## What is being asked
Starting at the line that contains "Output the LaTeX", reproduce each line exactly up to and including the line that contains "(0,0) rectangle (661,481);". Reproduce nothing else.

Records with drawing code
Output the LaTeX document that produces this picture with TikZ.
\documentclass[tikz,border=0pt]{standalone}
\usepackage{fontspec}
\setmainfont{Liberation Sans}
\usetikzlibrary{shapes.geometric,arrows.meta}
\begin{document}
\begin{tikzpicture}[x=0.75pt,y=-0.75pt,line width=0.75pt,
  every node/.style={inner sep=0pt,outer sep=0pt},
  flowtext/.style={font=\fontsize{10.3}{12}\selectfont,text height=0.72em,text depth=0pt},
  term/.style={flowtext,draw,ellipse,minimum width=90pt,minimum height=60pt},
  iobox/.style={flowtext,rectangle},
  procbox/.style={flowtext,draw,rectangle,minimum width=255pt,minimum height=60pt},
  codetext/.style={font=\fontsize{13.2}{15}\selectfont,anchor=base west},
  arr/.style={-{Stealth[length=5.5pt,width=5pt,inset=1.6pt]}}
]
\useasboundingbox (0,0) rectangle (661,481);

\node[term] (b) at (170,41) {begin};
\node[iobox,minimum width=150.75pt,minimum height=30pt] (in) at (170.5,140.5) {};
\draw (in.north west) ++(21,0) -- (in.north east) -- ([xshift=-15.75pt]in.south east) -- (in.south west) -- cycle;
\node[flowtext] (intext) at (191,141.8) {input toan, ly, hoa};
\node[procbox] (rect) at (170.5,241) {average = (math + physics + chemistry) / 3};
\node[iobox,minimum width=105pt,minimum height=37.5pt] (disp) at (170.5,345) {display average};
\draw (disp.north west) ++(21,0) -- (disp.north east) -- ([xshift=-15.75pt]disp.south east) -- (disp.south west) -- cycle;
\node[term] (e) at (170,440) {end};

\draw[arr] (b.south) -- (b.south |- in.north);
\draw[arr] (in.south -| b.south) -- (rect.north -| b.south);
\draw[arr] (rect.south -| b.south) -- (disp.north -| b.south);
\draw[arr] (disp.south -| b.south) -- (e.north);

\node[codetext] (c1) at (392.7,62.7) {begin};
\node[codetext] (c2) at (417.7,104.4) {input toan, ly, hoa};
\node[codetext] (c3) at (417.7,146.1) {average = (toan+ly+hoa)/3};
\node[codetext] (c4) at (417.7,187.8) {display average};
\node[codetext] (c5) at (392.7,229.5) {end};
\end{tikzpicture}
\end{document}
==
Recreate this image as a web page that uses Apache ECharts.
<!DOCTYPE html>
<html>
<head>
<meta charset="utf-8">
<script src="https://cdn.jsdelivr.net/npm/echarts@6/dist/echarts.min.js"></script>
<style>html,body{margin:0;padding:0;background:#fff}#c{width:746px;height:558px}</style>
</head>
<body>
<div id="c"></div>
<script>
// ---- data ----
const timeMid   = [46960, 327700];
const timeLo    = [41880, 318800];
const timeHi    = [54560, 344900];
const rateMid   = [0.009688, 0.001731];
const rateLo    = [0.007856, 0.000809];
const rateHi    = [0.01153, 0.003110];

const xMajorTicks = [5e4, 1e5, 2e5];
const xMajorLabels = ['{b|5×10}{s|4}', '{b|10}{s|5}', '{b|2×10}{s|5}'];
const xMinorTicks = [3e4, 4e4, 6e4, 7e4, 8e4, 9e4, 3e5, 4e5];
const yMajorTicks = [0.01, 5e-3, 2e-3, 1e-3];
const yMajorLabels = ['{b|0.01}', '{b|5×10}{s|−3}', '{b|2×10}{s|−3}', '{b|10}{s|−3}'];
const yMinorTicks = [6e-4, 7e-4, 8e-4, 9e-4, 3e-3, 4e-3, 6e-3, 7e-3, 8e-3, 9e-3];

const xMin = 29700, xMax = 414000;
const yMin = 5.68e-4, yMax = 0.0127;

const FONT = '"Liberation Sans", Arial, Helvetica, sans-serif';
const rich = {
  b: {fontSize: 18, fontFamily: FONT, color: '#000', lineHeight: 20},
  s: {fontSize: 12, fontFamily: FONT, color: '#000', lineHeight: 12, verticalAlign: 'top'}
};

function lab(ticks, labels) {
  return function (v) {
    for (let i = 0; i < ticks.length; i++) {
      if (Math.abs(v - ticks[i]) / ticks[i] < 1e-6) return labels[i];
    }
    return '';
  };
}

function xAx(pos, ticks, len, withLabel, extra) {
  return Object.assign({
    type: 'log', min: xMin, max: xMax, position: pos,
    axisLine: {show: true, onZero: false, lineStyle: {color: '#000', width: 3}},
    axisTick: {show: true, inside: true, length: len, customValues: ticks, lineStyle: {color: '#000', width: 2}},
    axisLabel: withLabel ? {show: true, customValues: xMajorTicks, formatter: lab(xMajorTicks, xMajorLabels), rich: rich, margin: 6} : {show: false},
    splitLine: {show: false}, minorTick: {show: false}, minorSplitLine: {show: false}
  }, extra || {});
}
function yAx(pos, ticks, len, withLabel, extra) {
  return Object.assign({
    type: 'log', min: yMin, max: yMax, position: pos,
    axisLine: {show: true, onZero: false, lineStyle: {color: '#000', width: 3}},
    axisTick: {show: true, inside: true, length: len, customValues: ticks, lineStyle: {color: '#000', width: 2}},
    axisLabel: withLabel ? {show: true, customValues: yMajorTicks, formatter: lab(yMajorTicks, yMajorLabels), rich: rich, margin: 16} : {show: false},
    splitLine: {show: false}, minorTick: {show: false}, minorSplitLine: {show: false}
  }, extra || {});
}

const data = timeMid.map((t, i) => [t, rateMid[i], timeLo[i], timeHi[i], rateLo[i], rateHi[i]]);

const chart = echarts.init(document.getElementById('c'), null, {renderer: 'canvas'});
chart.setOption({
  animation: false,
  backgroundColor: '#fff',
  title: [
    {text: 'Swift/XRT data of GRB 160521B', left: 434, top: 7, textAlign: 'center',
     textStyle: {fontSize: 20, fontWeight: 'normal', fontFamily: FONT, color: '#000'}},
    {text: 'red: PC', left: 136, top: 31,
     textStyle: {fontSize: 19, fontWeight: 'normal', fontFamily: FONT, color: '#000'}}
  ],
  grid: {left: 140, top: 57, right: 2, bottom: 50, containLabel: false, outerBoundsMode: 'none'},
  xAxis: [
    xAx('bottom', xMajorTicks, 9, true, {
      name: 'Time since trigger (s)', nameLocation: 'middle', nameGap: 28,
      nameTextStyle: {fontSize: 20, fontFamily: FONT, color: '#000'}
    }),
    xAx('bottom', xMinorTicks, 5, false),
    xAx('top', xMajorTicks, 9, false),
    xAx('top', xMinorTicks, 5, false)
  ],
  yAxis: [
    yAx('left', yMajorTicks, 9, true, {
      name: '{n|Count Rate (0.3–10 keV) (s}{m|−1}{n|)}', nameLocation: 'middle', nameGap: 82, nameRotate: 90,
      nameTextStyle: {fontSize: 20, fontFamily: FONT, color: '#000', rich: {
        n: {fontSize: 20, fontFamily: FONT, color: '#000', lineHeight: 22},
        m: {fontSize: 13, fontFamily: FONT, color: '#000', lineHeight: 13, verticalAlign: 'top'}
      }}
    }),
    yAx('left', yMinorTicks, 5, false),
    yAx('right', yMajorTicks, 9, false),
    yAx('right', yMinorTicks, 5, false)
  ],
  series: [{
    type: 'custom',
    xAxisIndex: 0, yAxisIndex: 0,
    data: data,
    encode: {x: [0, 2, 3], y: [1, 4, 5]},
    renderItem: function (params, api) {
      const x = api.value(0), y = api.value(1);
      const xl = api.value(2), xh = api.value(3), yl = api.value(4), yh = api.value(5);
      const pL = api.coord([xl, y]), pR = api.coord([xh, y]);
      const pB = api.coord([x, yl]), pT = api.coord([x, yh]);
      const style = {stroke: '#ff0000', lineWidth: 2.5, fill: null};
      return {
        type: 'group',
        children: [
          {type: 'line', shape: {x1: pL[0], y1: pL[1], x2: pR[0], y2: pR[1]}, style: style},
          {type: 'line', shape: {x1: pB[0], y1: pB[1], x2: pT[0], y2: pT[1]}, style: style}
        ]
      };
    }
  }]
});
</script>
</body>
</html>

## Reply
Output the LaTeX document that produces this picture with TikZ.
\documentclass[tikz,border=0pt]{standalone}
\usepackage{fontspec}
\setmainfont{Liberation Sans}
\usetikzlibrary{shapes.geometric,arrows.meta}
\begin{document}
\begin{tikzpicture}[x=0.75pt,y=-0.75pt,line width=0.75pt,
  every node/.style={inner sep=0pt,outer sep=0pt},
  flowtext/.style={font=\fontsize{10.3}{12}\selectfont,text height=0.72em,text depth=0pt},
  term/.style={flowtext,draw,ellipse,minimum width=90pt,minimum height=60pt},
  iobox/.style={flowtext,rectangle},
  procbox/.style={flowtext,draw,rectangle,minimum width=255pt,minimum height=60pt},
  codetext/.style={font=\fontsize{13.2}{15}\selectfont,anchor=base west},
  arr/.style={-{Stealth[length=5.5pt,width=5pt,inset=1.6pt]}}
]
\useasboundingbox (0,0) rectangle (661,481);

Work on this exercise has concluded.